WHAT TO PRODUCE: Exactly as written, write out the lines below from the first to the one containing "-0.74, -0.77, -0.78]", inclusive. Pictures do not belong in the copy.

DATA:
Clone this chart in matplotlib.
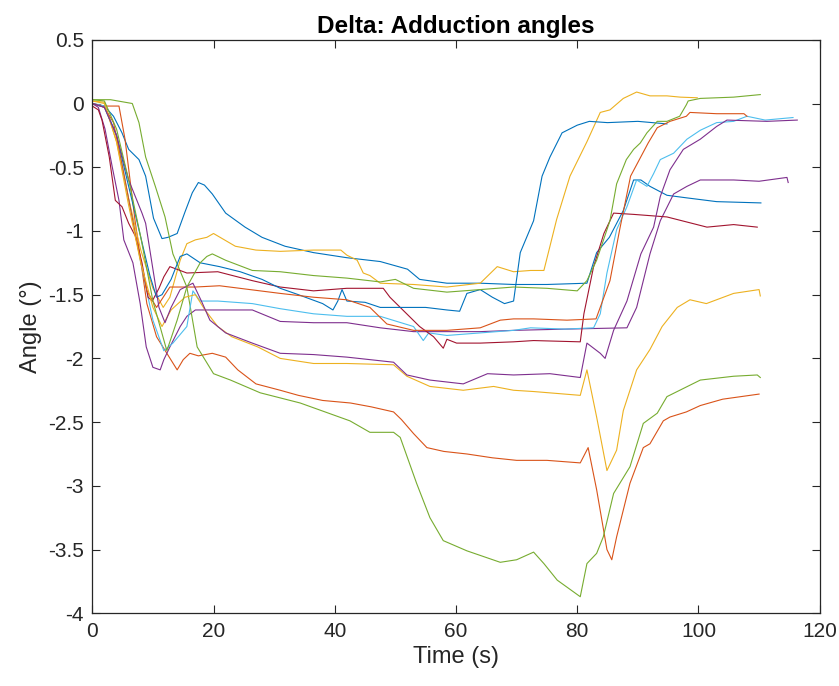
import matplotlib
matplotlib.use("Agg")
import matplotlib.pyplot as plt

# MATLAB default colour order
c_blue = "#0072BD"
c_orange = "#D95319"
c_yellow = "#EDB120"
c_purple = "#7E2F8E"
c_green = "#77AC30"
c_lblue = "#4DBEEE"
c_dred = "#A2142F"

# ---- trial traces: time (s) and adduction angle (deg) ----
blue1_t = [0, 2, 3.5, 4.9, 6, 7.7, 8.8, 10.1, 11.5, 12.5, 14, 15.3, 16.5, 17.5, 18.5, 19.8, 22, 25.2, 28,
           31.8, 36.5, 42, 47.5, 52, 54, 58.5, 64, 69.5, 75, 81.6, 83.2, 85.3, 87.6, 89.3, 90.5, 92, 94.8,
           98, 103, 110.3]
blue1_v = [0, -0.02, -0.1, -0.23, -0.36, -0.44, -0.57, -0.9, -1.06, -1.05, -1.02, -0.85, -0.7, -0.62, -0.64,
           -0.71, -0.86, -0.97, -1.05, -1.12, -1.17, -1.21, -1.24, -1.3, -1.38, -1.41, -1.41, -1.42, -1.42,
           -1.41, -1.17, -1.05, -0.84, -0.6, -0.6, -0.65, -0.72, -0.74, -0.77, -0.78]

orange1_t = [0, 2, 4.4, 5.4, 7, 9, 10.6, 12.3, 14, 15, 16.1, 17.5, 19.8, 22, 24, 27, 31, 34, 38, 42.6, 46,
             49.7, 51, 53, 55.2, 58, 61.8, 66, 70, 75, 80.5, 81.8, 83.2, 84.9, 85.7, 86.5, 88.7, 90.9, 92,
             94.2, 95.3, 98, 100.3, 104, 107, 110]
orange1_v = [0, -0.02, -0.02, -0.28, -0.9, -1.57, -1.83, -1.96, -2.09, -2.01, -1.96, -1.98, -1.96, -1.99,
             -2.09, -2.2, -2.25, -2.29, -2.33, -2.35, -2.38, -2.42, -2.48, -2.59, -2.7, -2.73, -2.75, -2.78,
             -2.8, -2.8, -2.82, -2.7, -3.03, -3.5, -3.58, -3.4, -2.98, -2.7, -2.67, -2.49, -2.46, -2.42,
             -2.37, -2.32, -2.3, -2.28]

yellow1_t = [0, 2, 4, 6, 8, 10, 11.7, 12.8, 14.5, 15.6, 17, 18.9, 20, 23.6, 27, 31, 36.5, 41, 42, 43.7,
             44.7, 45.8, 47.5, 53, 58.5, 64, 66.8, 69.5, 72.3, 74.5, 75.5, 76.6, 78.8, 81.6, 83.8, 85.4,
             87.6, 89.8, 92, 94.8, 97, 99.8]
yellow1_v = [0.02, 0.01, -0.3, -0.75, -1.15, -1.45, -1.6, -1.52, -1.23, -1.1, -1.07, -1.05, -1.02, -1.12,
             -1.15, -1.16, -1.15, -1.15, -1.19, -1.23, -1.33, -1.35, -1.41, -1.42, -1.44, -1.41, -1.28,
             -1.32, -1.31, -1.31, -1.12, -0.91, -0.57, -0.3, -0.07, -0.05, 0.04, 0.09, 0.06, 0.06, 0.05,
             0.045]

purple1_t = [0, 1, 2.1, 3.3, 4.4, 5.2, 6.7, 7.9, 8.9, 10, 11.2, 11.8, 12.8, 14.5, 15.6, 17, 20.7, 26.4, 31,
             36.5, 40, 42, 47.5, 53, 58.5, 64, 69.5, 78.3, 88.2, 89.8, 92, 93.7, 95.9, 98.1, 100.3, 105.8,
             110, 114.6, 114.8]
purple1_v = [0, -0.03, -0.2, -0.5, -0.76, -1.07, -1.25, -1.57, -1.91, -2.07, -2.09, -2.01, -1.91, -1.75,
             -1.67, -1.62, -1.62, -1.62, -1.71, -1.72, -1.72, -1.72, -1.76, -1.79, -1.79, -1.79, -1.78,
             -1.77, -1.76, -1.6, -1.18, -0.92, -0.71, -0.65, -0.6, -0.6, -0.61, -0.58, -0.62]

green1_t = [0, 3, 6.6, 7.7, 8.8, 10.4, 12, 13.3, 15.6, 17.3, 20, 22.8, 27.7, 34.3, 42.5, 45.8, 49.7, 50.8,
            53.5, 55.7, 57.9, 61.8, 67.3, 70, 72.8, 74.5, 76.7, 80.5, 81.6, 83.2, 84.3, 86, 88.7, 90.9,
            93.2, 94.8, 100.3, 105.8, 109.7, 110.2]
green1_v = [0.03, 0.03, 0.0, -0.15, -0.42, -0.65, -0.89, -1.18, -1.44, -1.91, -2.12, -2.17, -2.27, -2.35,
            -2.49, -2.58, -2.58, -2.62, -2.98, -3.25, -3.43, -3.51, -3.6, -3.58, -3.52, -3.61, -3.74, -3.87,
            -3.61, -3.53, -3.4, -3.06, -2.85, -2.51, -2.43, -2.3, -2.17, -2.14, -2.13, -2.15]

lblue_t = [0, 2, 4, 6, 8, 10, 11.8, 13.3, 15.6, 16.6, 17.8, 20.7, 26.4, 31, 36.5, 42, 47.5, 53, 54.6, 55.5,
           58.5, 64, 69.5, 72.3, 78, 82.7, 83.8, 84.9, 86.5, 88.2, 89.8, 91.5, 92.6, 93.7, 95.9, 98.1,
           100.3, 103, 105.8, 108, 111, 115.6]
lblue_v = [0, -0.02, -0.25, -0.75, -1.25, -1.7, -1.94, -1.88, -1.75, -1.47, -1.55, -1.55, -1.57, -1.61,
           -1.65, -1.67, -1.67, -1.75, -1.86, -1.8, -1.82, -1.8, -1.78, -1.76, -1.77, -1.76, -1.65, -1.33,
           -0.99, -0.81, -0.6, -0.65, -0.55, -0.44, -0.39, -0.28, -0.21, -0.15, -0.14, -0.1, -0.13, -0.11]

dred_t = [0, 1, 1.6, 2.8, 3.8, 4.9, 6, 7.1, 8.2, 9.2, 9.9, 11, 11.8, 12.8, 15.6, 20.7, 26.4, 31, 36.5, 42,
          48, 49.1, 50.8, 54, 56.3, 57.9, 58.5, 60.1, 64, 69.5, 72.8, 80.5, 81.1, 82.7, 84.4, 86, 89.3,
          94.8, 101.4, 105.8, 109.7]
dred_v = [-0.02, -0.05, -0.13, -0.42, -0.76, -0.81, -0.94, -1.04, -1.25, -1.52, -1.55, -1.45, -1.36, -1.28,
          -1.33, -1.32, -1.39, -1.44, -1.47, -1.45, -1.45, -1.52, -1.6, -1.75, -1.83, -1.92, -1.85, -1.88,
          -1.88, -1.87, -1.86, -1.87, -1.65, -1.28, -1.02, -0.86, -0.87, -0.89, -0.97, -0.95, -0.97]

blue2_t = [0, 2, 4, 6, 8, 9.5, 10.6, 11.5, 13, 14.5, 15.6, 17.8, 21, 24.4, 28, 31, 34, 38, 39.7, 40.5,
           41.2, 42, 45, 47.5, 50, 53, 55, 58.5, 60.6, 61.8, 64, 66, 68, 69.5, 70.6, 72.8, 74.2, 75.5,
           77.5, 80, 82, 85, 90, 94.8]
blue2_v = [0, -0.03, -0.25, -0.65, -1.05, -1.35, -1.52, -1.5, -1.38, -1.2, -1.18, -1.25, -1.28, -1.32,
           -1.38, -1.45, -1.5, -1.57, -1.62, -1.55, -1.46, -1.55, -1.56, -1.6, -1.6, -1.6, -1.6, -1.62,
           -1.63, -1.49, -1.46, -1.52, -1.57, -1.55, -1.17, -0.92, -0.57, -0.42, -0.23, -0.17, -0.14,
           -0.15, -0.14, -0.16]

orange2_t = [0, 2, 3.5, 5, 7, 9, 10.6, 12.8, 15, 17, 21, 26, 31, 36.5, 42, 45.8, 48.6, 53, 58.5, 64, 67.3,
             69.5, 72.8, 78.3, 83.1, 85.4, 87, 88.8, 91.7, 93.2, 95.3, 98, 98.6, 103, 107.5, 108]
orange2_v = [0, -0.03, -0.15, -0.5, -1.0, -1.47, -1.6, -1.44, -1.44, -1.44, -1.43, -1.46, -1.49, -1.52,
             -1.54, -1.6, -1.73, -1.78, -1.78, -1.76, -1.70, -1.69, -1.69, -1.70, -1.69, -1.39, -0.99,
             -0.57, -0.31, -0.19, -0.14, -0.1, -0.07, -0.08, -0.08, -0.1]

yellow2_t = [0, 2, 4, 6, 8, 10, 11.5, 13, 15.3, 17, 18.6, 20.7, 23, 27.3, 31, 36.5, 42, 49.7, 51.9, 55.7,
             61.2, 66.2, 69.5, 72.8, 80.5, 81.6, 83.2, 84.9, 86.5, 87.6, 89.8, 92, 94, 96.5, 98.6, 101.3,
             105.8, 110, 110.2]
yellow2_v = [0.02, 0.0, -0.3, -0.8, -1.25, -1.6, -1.75, -1.62, -1.52, -1.5, -1.62, -1.75, -1.83, -1.91,
             -2.0, -2.04, -2.04, -2.05, -2.14, -2.22, -2.25, -2.22, -2.25, -2.26, -2.29, -2.09, -2.46,
             -2.88, -2.72, -2.41, -2.09, -1.93, -1.75, -1.6, -1.54, -1.57, -1.49, -1.46, -1.51]

purple2_t = [0, 2, 4, 6, 8.2, 8.8, 10, 11, 12, 13, 14.5, 16.6, 18, 19.4, 22, 26.4, 31, 36.5, 42, 49.7, 51.9,
             55.7, 61.2, 65.2, 69.5, 75.5, 80.5, 81.6, 83.8, 84.6, 86, 88.2, 90.5, 92.6, 93.7, 95.3, 97.5,
             100.3, 103, 104.7, 111.3, 116.3]
purple2_v = [0, -0.03, -0.25, -0.6, -0.86, -0.94, -1.3, -1.6, -1.72, -1.6, -1.46, -1.41, -1.55, -1.7, -1.8,
             -1.88, -1.96, -1.97, -1.99, -2.03, -2.13, -2.17, -2.2, -2.12, -2.13, -2.12, -2.15, -1.88,
             -1.96, -2.0, -1.78, -1.55, -1.18, -0.97, -0.73, -0.52, -0.36, -0.28, -0.18, -0.13, -0.14,
             -0.13]

green2_t = [0, 2, 4, 6, 8, 10, 12.3, 14, 15.6, 17.8, 18.9, 19.8, 22, 26.4, 31, 36.5, 42, 47.5, 50, 53, 58.5,
            64, 69.5, 75, 80, 81.6, 83.2, 85.4, 86.5, 88.1, 89.3, 90.4, 91.5, 93.2, 94.8, 96.9, 98, 98.3,
            100.3, 105.8, 110.2]
green2_v = [0.03, 0.02, -0.2, -0.6, -1.05, -1.55, -1.94, -1.7, -1.44, -1.25, -1.2, -1.18, -1.23, -1.31,
            -1.32, -1.35, -1.37, -1.4, -1.38, -1.45, -1.48, -1.46, -1.44, -1.45, -1.47, -1.39, -1.23, -0.92,
            -0.63, -0.44, -0.36, -0.31, -0.23, -0.14, -0.14, -0.1, -0.01, 0.02, 0.04, 0.05, 0.07]

traces = [
    (blue1_t, blue1_v, c_blue),
    (orange1_t, orange1_v, c_orange),
    (yellow1_t, yellow1_v, c_yellow),
    (purple1_t, purple1_v, c_purple),
    (green1_t, green1_v, c_green),
    (lblue_t, lblue_v, c_lblue),
    (dred_t, dred_v, c_dred),
    (blue2_t, blue2_v, c_blue),
    (orange2_t, orange2_v, c_orange),
    (yellow2_t, yellow2_v, c_yellow),
    (purple2_t, purple2_v, c_purple),
    (green2_t, green2_v, c_green),
]

x_ticks = [0, 20, 40, 60, 80, 100, 120]
y_ticks = [-4, -3.5, -3, -2.5, -2, -1.5, -1, -0.5, 0, 0.5]
y_tick_labels = ["-4", "-3.5", "-3", "-2.5", "-2", "-1.5", "-1", "-0.5", "0", "0.5"]

plt.rcParams["font.family"] = ["Liberation Sans", "DejaVu Sans"]
axis_col = "#262626"

fig = plt.figure(figsize=(8.39, 6.86), dpi=100)
ax = fig.add_axes([0.110, 0.106, 0.867, 0.836])

for t, v, col in traces:
    ax.plot(t, v, color=col, lw=0.8)

ax.set_xlim(0, 120)
ax.set_ylim(-4, 0.5)
ax.set_xticks(x_ticks)
ax.set_yticks(y_ticks)
ax.set_yticklabels(y_tick_labels)
ax.tick_params(direction="in", top=True, right=True, length=6, width=0.8,
               color=axis_col, labelcolor=axis_col, labelsize=15, pad=6)
for s in ax.spines.values():
    s.set_color(axis_col)
    s.set_linewidth(0.9)

ax.set_xlabel("Time (s)", fontsize=17, color=axis_col, labelpad=4)
ax.set_ylabel("Angle (°)", fontsize=17, color=axis_col, labelpad=4)
ax.set_title("Delta: Adduction angles", fontsize=17.5, fontweight="bold", color="black", pad=5)

fig.savefig("out.png", dpi=100)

TASK RESPONSE:
Clone this chart in matplotlib.
import matplotlib
matplotlib.use("Agg")
import matplotlib.pyplot as plt

# MATLAB default colour order
c_blue = "#0072BD"
c_orange = "#D95319"
c_yellow = "#EDB120"
c_purple = "#7E2F8E"
c_green = "#77AC30"
c_lblue = "#4DBEEE"
c_dred = "#A2142F"

# ---- trial traces: time (s) and adduction angle (deg) ----
blue1_t = [0, 2, 3.5, 4.9, 6, 7.7, 8.8, 10.1, 11.5, 12.5, 14, 15.3, 16.5, 17.5, 18.5, 19.8, 22, 25.2, 28,
           31.8, 36.5, 42, 47.5, 52, 54, 58.5, 64, 69.5, 75, 81.6, 83.2, 85.3, 87.6, 89.3, 90.5, 92, 94.8,
           98, 103, 110.3]
blue1_v = [0, -0.02, -0.1, -0.23, -0.36, -0.44, -0.57, -0.9, -1.06, -1.05, -1.02, -0.85, -0.7, -0.62, -0.64,
           -0.71, -0.86, -0.97, -1.05, -1.12, -1.17, -1.21, -1.24, -1.3, -1.38, -1.41, -1.41, -1.42, -1.42,
           -1.41, -1.17, -1.05, -0.84, -0.6, -0.6, -0.65, -0.72, -0.74, -0.77, -0.78]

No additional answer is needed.